11 September 2017

Mozambique: Quarrying in Umbeluzi Valley Banned

Maputo — The Mozambican Minister of Mineral Resources and Energy, Leticia Klemens, has banned all quarrying and sandpit operations along the Umbeluzi valley, in Maputo province, reports the independent television station, STV.

Klemens visited sandpits and quarries along the river banks on Friday and Saturday and was angered by what she found. One quarry operator, in Namaacha district, had even diverted the river from its normal course, in order to serve his own commercial interests.

Klemens warned that, from now on, inspectors will guarantee that operators do not damage the environment. "The inspection will be very tough", she said. "There was a time when we went soft in order to give an opportunity to Mozambican businesses. But that phase is now over. Now Mozambicans must prove that they are good business people and that they have the potential to operate in this area".

The increase in civil construction projects in Maputo, has led to a growing demand for sand and stone for building purposes. To fulfill this demand quarry and sandpit operators have been putting great pressure on the environment in the Umbeluzi Valley.

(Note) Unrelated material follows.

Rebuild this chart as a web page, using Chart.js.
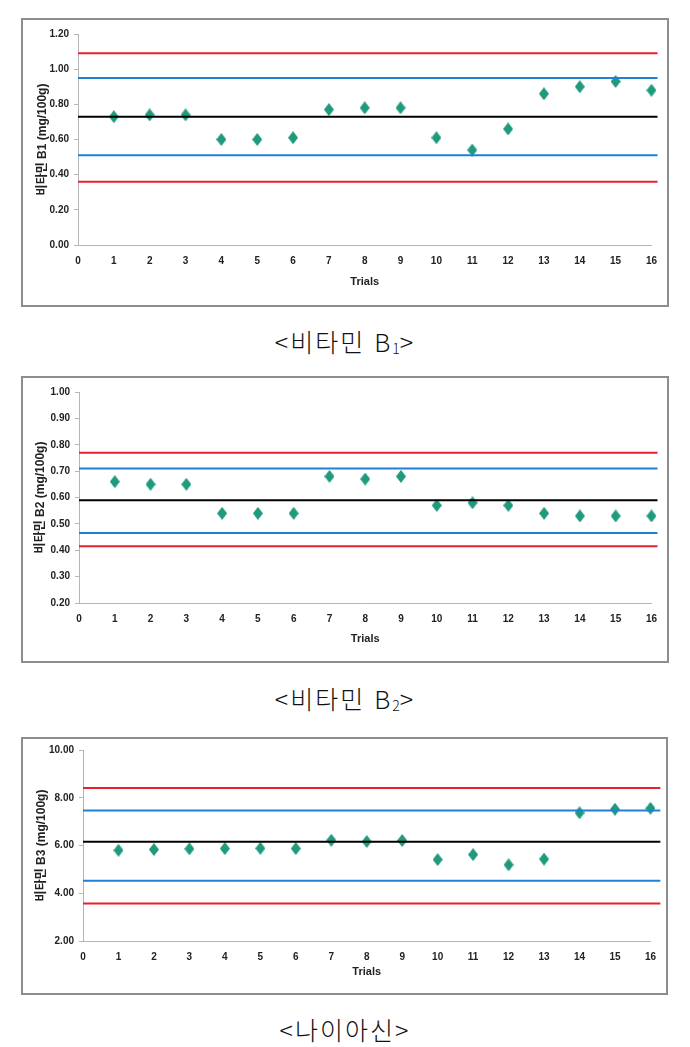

Klemens gave her warning at a meeting with mining associations and operators after her tour of the area. She urged business to think not merely of their own interests but of those of future generations.

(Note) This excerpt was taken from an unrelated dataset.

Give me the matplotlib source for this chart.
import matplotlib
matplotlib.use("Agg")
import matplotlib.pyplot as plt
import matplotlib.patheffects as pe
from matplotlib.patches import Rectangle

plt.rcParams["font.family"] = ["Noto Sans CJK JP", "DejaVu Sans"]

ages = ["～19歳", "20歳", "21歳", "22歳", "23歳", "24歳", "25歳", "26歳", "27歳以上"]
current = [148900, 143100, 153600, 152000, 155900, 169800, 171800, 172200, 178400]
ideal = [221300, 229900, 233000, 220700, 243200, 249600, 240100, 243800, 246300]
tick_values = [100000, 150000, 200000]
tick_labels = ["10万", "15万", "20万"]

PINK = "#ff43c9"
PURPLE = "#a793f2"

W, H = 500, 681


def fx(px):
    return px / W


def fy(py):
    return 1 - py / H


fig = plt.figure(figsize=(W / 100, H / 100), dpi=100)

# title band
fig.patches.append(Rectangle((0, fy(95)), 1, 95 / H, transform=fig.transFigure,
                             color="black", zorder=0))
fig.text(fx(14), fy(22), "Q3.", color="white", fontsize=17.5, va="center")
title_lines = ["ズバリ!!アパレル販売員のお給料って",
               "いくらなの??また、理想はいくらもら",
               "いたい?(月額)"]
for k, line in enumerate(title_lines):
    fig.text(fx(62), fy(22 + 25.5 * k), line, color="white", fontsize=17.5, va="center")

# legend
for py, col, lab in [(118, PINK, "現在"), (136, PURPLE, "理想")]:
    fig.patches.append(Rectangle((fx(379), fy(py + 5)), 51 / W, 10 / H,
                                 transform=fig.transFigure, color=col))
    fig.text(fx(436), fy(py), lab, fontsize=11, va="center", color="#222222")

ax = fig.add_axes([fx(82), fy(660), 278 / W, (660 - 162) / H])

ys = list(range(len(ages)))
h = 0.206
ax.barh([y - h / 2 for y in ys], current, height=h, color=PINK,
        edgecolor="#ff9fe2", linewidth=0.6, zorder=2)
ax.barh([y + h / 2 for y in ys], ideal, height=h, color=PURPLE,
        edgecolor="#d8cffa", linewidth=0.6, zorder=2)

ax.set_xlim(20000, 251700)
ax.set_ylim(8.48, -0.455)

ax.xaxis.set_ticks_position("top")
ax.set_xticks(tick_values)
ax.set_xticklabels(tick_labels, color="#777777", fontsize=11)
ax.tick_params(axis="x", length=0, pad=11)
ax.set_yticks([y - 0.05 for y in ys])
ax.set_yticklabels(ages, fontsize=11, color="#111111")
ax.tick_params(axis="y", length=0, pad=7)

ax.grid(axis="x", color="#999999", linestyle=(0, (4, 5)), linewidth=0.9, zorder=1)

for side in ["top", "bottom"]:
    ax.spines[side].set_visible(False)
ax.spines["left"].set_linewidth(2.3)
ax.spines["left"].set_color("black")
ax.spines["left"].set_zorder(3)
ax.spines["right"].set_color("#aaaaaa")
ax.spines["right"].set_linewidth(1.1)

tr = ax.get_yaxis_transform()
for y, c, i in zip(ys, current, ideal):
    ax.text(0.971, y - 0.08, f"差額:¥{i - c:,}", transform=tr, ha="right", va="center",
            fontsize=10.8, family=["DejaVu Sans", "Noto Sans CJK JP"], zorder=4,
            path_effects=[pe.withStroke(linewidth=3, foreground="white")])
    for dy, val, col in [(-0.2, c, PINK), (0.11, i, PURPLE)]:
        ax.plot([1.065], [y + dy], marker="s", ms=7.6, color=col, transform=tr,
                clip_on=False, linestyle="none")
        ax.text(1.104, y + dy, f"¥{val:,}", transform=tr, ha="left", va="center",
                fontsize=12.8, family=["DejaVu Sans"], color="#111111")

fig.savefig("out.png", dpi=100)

She said those who affected by the ban would be given new areas for the operations, where they would not affect river beds or banks.

Klemens told reporters that some of the problems identified at the meeting arose from lack of communication. She said this constraint will be overcome, and the authorities and the mining operators would remain in regular contact.

During the meeting operators complained they had suffered extortion from some officials. Klemens urged them to denounce any attempts at corruption so that the offenders can be identified and held responsible for their acts.

They also complained that the "surface tax" all extractive companies should pay is "very high". Klemens said the government is reviewing this tax, and will soon announce its decision.